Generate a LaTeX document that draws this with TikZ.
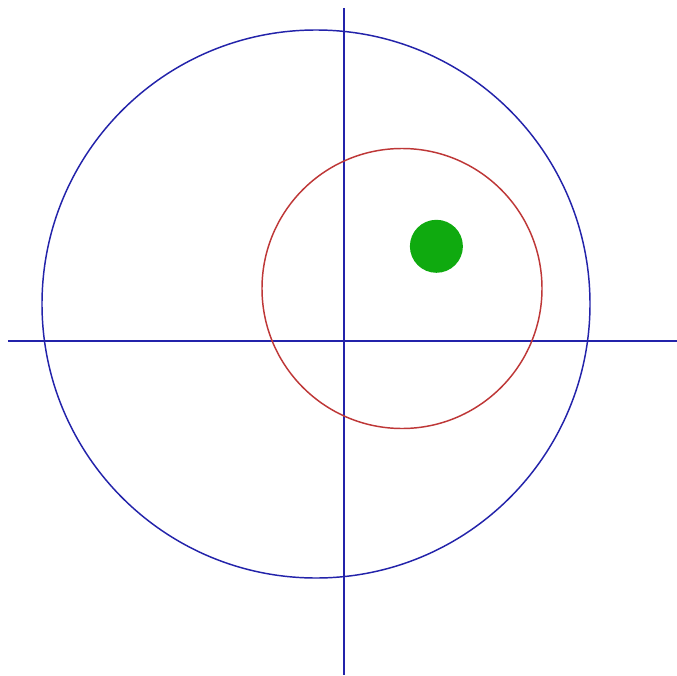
\documentclass[tikz,border=0pt]{standalone}
\definecolor{axisblue}{RGB}{35,35,170}
\definecolor{ringred}{RGB}{190,55,55}
\definecolor{dotgreen}{RGB}{15,170,15}
\begin{document}
\begin{tikzpicture}[x=0.75pt, y=0.75pt,
    axisline/.style={draw=axisblue, line width=1.5pt},
    bigring/.style={draw=axisblue, line width=1.1pt},
    smallring/.style={draw=ringred, line width=1.1pt}]
  \useasboundingbox[fill=white] (-344,-334) rectangle (333,341);
  \coordinate (O) at (0,0);
  \draw[axisline] (-336,0) -- (333,0);
  \draw[axisline] (0,333) -- (0,-334);
  \draw[bigring] (-28,37) circle (274);
  \draw[smallring] (58,52.5) circle (140);
  \fill[dotgreen] (92.4,94.7) circle (26.5);
\end{tikzpicture}
\end{document}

■ ■ ■ ■

Repeat the listing verbatim. Skip the pictures.

◆ Solution:
Generate a LaTeX document that draws this with TikZ.
\documentclass[tikz,border=0pt]{standalone}
\definecolor{axisblue}{RGB}{35,35,170}
\definecolor{ringred}{RGB}{190,55,55}
\definecolor{dotgreen}{RGB}{15,170,15}
\begin{document}
\begin{tikzpicture}[x=0.75pt, y=0.75pt,
    axisline/.style={draw=axisblue, line width=1.5pt},
    bigring/.style={draw=axisblue, line width=1.1pt},
    smallring/.style={draw=ringred, line width=1.1pt}]
  \useasboundingbox[fill=white] (-344,-334) rectangle (333,341);
  \coordinate (O) at (0,0);
  \draw[axisline] (-336,0) -- (333,0);
  \draw[axisline] (0,333) -- (0,-334);
  \draw[bigring] (-28,37) circle (274);
  \draw[smallring] (58,52.5) circle (140);
  \fill[dotgreen] (92.4,94.7) circle (26.5);
\end{tikzpicture}
\end{document}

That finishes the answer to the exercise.